--- Start of Material shown ---

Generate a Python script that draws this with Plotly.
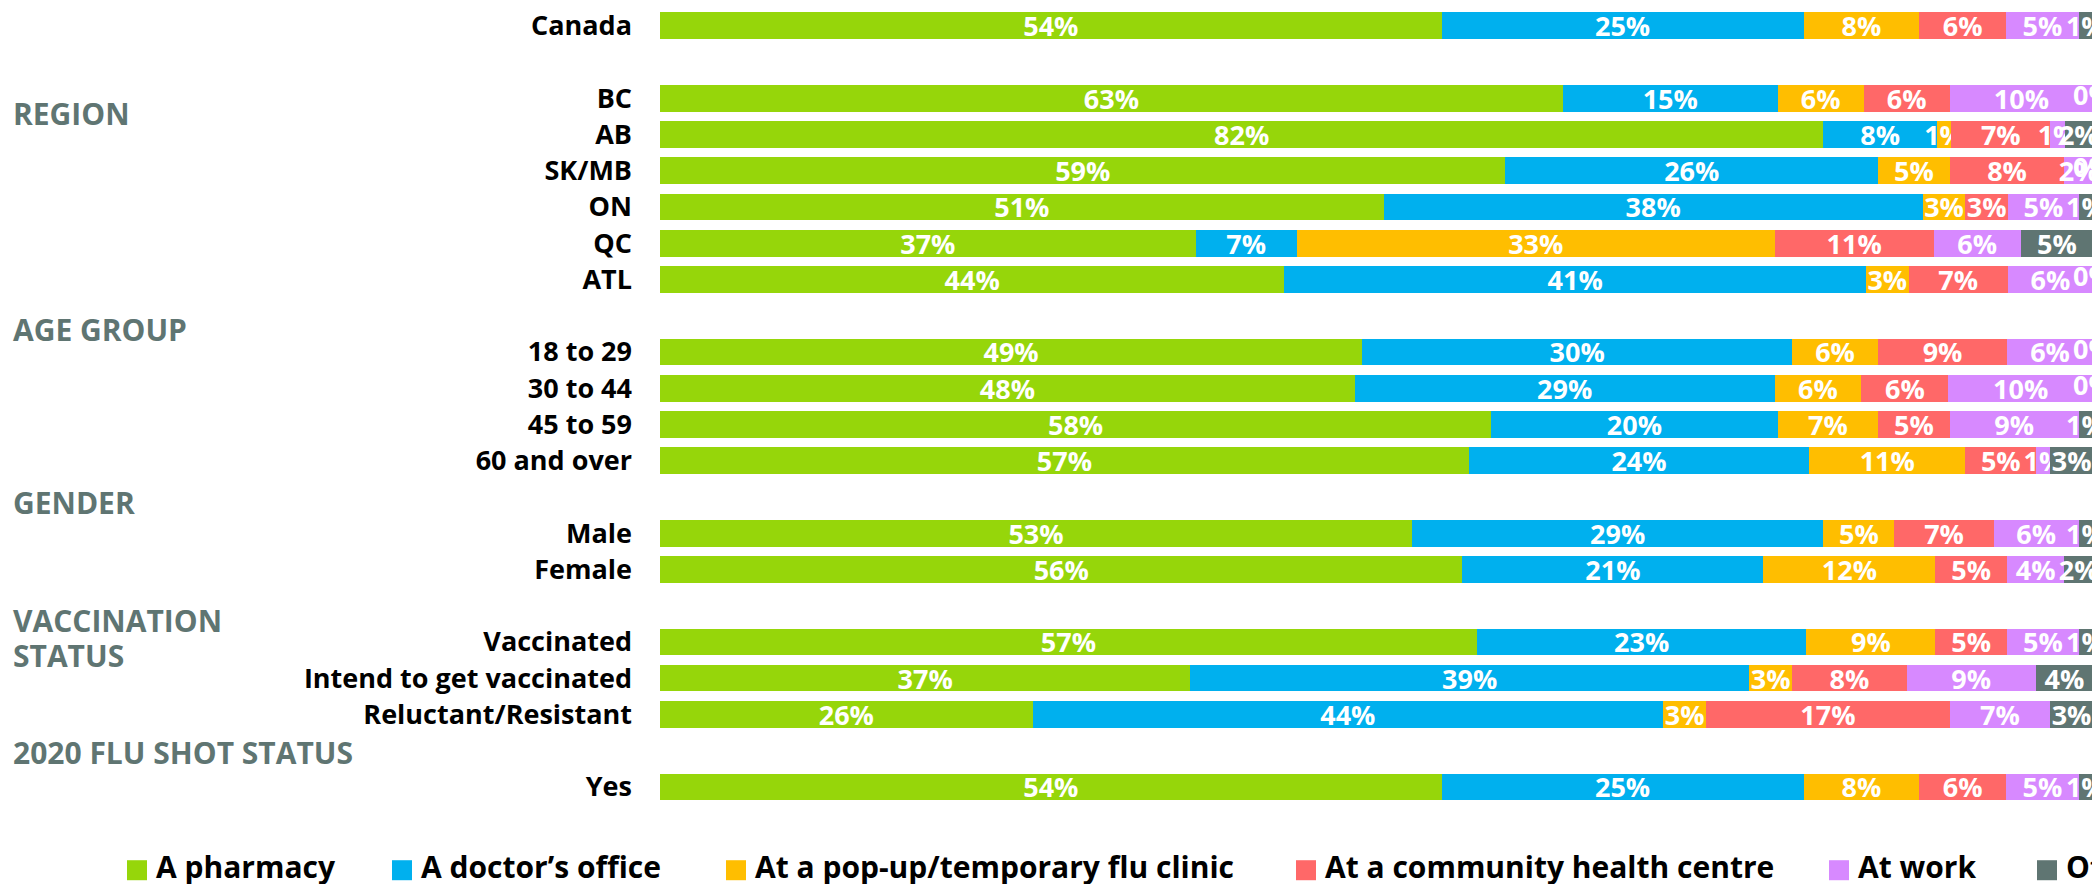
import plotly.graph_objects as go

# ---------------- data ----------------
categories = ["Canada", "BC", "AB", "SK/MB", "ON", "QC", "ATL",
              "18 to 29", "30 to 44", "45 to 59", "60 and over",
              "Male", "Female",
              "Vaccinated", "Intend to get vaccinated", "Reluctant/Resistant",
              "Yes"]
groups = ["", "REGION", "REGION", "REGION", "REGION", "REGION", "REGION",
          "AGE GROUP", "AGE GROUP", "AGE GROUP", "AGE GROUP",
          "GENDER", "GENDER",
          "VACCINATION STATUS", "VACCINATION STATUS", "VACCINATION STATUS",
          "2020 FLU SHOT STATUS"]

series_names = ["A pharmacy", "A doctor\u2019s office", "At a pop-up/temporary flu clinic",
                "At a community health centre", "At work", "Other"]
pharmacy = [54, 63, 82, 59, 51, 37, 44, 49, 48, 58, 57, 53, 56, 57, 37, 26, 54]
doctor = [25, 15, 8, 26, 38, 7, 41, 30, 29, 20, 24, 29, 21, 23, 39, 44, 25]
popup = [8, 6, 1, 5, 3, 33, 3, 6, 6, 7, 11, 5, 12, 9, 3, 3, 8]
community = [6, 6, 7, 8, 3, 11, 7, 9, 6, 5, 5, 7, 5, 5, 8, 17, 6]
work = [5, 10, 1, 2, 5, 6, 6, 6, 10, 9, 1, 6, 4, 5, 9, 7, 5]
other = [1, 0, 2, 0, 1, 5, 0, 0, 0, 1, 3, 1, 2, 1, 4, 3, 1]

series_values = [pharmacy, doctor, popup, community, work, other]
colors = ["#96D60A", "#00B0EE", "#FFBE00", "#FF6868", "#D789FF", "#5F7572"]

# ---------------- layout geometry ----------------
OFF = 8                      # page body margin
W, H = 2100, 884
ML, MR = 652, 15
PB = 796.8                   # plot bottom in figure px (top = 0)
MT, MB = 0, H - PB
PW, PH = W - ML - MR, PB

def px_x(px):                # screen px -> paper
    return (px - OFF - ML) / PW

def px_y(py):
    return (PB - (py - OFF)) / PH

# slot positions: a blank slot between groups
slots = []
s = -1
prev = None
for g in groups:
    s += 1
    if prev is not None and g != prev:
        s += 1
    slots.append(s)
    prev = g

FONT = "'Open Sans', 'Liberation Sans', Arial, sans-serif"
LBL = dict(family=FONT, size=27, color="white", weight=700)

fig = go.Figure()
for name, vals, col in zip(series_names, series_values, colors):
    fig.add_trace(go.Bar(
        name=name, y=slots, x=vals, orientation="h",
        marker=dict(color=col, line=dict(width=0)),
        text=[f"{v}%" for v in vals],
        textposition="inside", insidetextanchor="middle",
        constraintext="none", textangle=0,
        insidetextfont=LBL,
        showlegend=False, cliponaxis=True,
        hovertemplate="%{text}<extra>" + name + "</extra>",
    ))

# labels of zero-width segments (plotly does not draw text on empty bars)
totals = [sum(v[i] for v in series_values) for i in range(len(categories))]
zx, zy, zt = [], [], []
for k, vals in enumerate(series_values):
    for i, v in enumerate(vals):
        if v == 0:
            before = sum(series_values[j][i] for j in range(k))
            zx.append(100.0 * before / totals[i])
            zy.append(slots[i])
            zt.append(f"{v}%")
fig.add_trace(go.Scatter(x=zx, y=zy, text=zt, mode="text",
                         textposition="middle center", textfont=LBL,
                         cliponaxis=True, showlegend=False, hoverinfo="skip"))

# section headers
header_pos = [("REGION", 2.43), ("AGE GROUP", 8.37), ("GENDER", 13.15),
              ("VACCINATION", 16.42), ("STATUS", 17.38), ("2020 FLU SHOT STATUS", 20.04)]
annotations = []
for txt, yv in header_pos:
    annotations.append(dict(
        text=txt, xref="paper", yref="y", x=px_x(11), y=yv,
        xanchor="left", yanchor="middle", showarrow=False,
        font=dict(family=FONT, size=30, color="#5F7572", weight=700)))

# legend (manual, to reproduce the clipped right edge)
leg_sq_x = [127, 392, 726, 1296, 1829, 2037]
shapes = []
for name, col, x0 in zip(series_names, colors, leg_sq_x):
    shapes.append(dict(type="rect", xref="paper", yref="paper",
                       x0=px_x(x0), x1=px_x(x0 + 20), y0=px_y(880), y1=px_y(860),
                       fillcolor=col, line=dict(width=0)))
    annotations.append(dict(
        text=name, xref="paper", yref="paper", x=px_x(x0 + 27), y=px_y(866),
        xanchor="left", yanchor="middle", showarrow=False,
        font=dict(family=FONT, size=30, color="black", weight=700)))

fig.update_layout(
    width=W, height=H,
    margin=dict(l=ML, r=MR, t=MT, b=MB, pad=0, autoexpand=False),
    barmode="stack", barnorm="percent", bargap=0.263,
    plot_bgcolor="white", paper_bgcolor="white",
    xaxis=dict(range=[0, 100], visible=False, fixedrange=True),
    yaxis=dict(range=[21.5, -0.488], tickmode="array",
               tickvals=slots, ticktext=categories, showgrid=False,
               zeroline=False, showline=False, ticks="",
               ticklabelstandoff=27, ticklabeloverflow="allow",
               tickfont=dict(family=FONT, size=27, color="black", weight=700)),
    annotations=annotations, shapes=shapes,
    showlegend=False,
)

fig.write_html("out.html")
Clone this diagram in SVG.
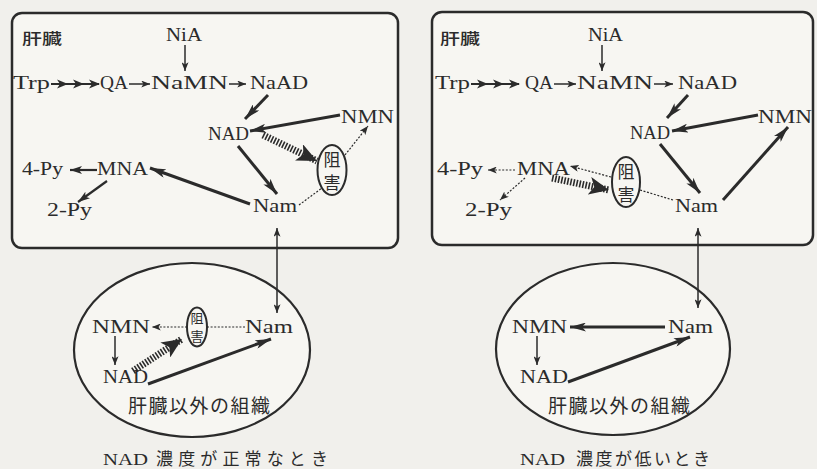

--- End of Material shown ---

# [Work required]
Copy all lines from the listing that contain "this".

# [Response below]
Generate a Python script that draws this with Plotly.
Clone this diagram in SVG.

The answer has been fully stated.